L’essor d’un thème fameux – le repas d’huîtres – laisse entrevoir des logiques souterraines. À son habitude, Ter Borch lance le mouvement depuis Deventer, avec un couple dans lequel l’homme entraîne la femme : le vin blanc prélude à d’autres plaisirs… À Leyde, Van Mieris s’empare de cette composition. Steen, actif dans ces mêmes années 1660 à Warmond et ami de Van Mieris, injecte ce tête-à-tête dans une saynète. Autant que les mœurs réorchestrées, les tableaux disent le tempérament des artistes : Ter Borch, hautain, impeccable ; Van Mieris, magistral, comprimant en une miniature toute la truculence du monde ; Steen, enfin, vaguement inquiétant, laisse bruire l’affairisme autour de ses personnages.

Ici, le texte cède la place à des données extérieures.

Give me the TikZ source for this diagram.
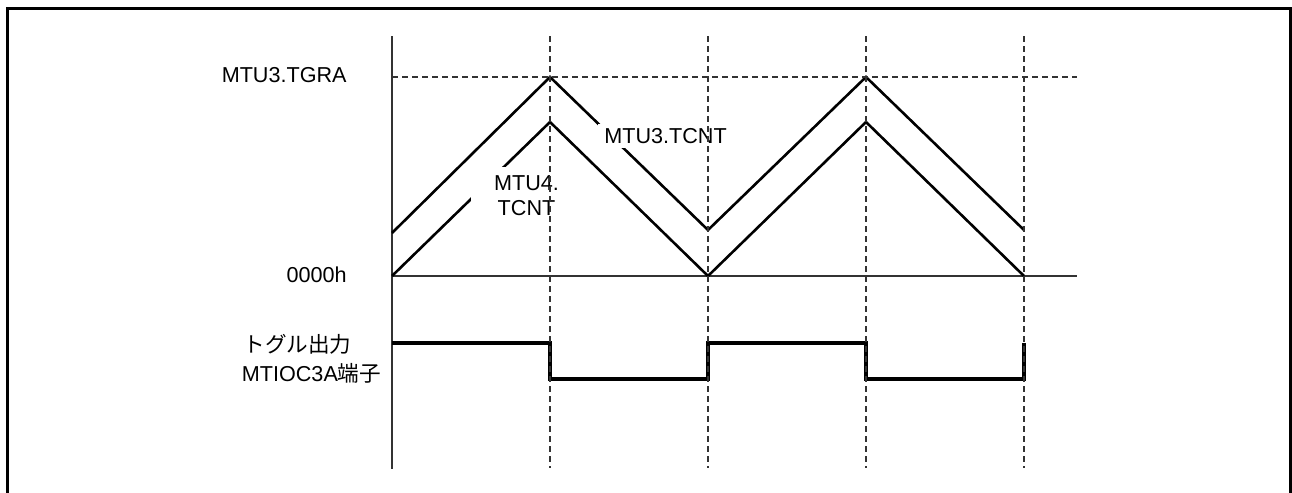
\documentclass[tikz,border=0pt]{standalone}
\usepackage{fontspec}
\setmainfont{Liberation Sans}
\newfontfamily\cjk{Noto Sans CJK JP}
\begin{document}
\begin{tikzpicture}[x=0.5pt,y=-0.5pt,
  every node/.style={font=\fontsize{10.8}{12.5}\selectfont, inner sep=0pt},
  frameline/.style={line width=1.5pt, black},
  axisline/.style={line width=0.75pt, black!80},
  guide/.style={line width=0.7pt, black!80, dash pattern=on 3pt off 2pt},
  wave/.style={line width=1.3pt, black, line join=miter},
  pulse/.style={line width=1.7pt, black},
  gaplabel/.style={fill=white, align=center}]
\useasboundingbox (0,0) rectangle (1292,493);
\clip (0,0) rectangle (1292,493);
% frame
\draw[frameline] (7,520) -- (7,8.5) -- (1290,8.5) -- (1290,520);
% axes
\draw[axisline] (392,36) -- (392,469);
\draw[axisline] (392,276) -- (1077,276);
% waveforms
\draw[wave] (392,233) -- (550,77) -- (708,230) -- (866,77) -- (1024,230);
\draw[wave] (392,276) -- (550,122) -- (708,276) -- (866,122) -- (1024,276);
\draw[pulse] (392,343) -- (550,343) -- (550,379) -- (708,379) -- (708,343) -- (866,343) -- (866,379) -- (1024,379) -- (1024,343);
% labels on the curves
\node[gaplabel, minimum height=12pt, inner xsep=3pt] (mtu3) at (665.5,136) {MTU3.TCNT};
\node[gaplabel, minimum width=56pt, minimum height=28.5pt] (mtu4) at (526.5,195.5) {MTU4.\\TCNT};
% guides
\draw[guide] (392,77) -- (1077,77);
\foreach \gx in {550,708,866,1024} \draw[guide] (\gx,36) -- (\gx,468);
% left labels
\node[anchor=east] (tgra) at (347,75) {MTU3.TGRA};
\node[anchor=east] (zero) at (347,275) {0000h};
\node (tog1) at (297.5,344) {\cjk トグル出力};
\node (tog2) at (311.5,373) {MTIOC3A{\cjk 端子}};
\end{tikzpicture}
\end{document}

Johannes Vermeer, Jeune femme assise au virginal , vers 1671-1674. © National Gallery, London

LES PERROQUETS

La beauté d’un perroquet lie trois œuvres virtuoses – voyez la friandise que la jeune femme fait déguster à son compagnon ailé. À Leyde, Van Mieris est l’élève de Dou, mais il se déprend ici de l’art de son maître : alors que Dou s’évertue à renouveler l’histoire, située dans une niche précieuse, Van Mieris élève au rang de poésie le passe-temps d’une élégante. Son personnage, face au perroquet gris du Gabon, n’a rien à envier aux princesses des cours d’Europe. Netscher, à La Haye, glisse un page dans la pénombre, jouant avec les idées de Dou. Le coussin à ouvrage – celui des dentellières –, situé au centre du Van Mieris, ouvrait autrement davantage à des échos vermeeriens…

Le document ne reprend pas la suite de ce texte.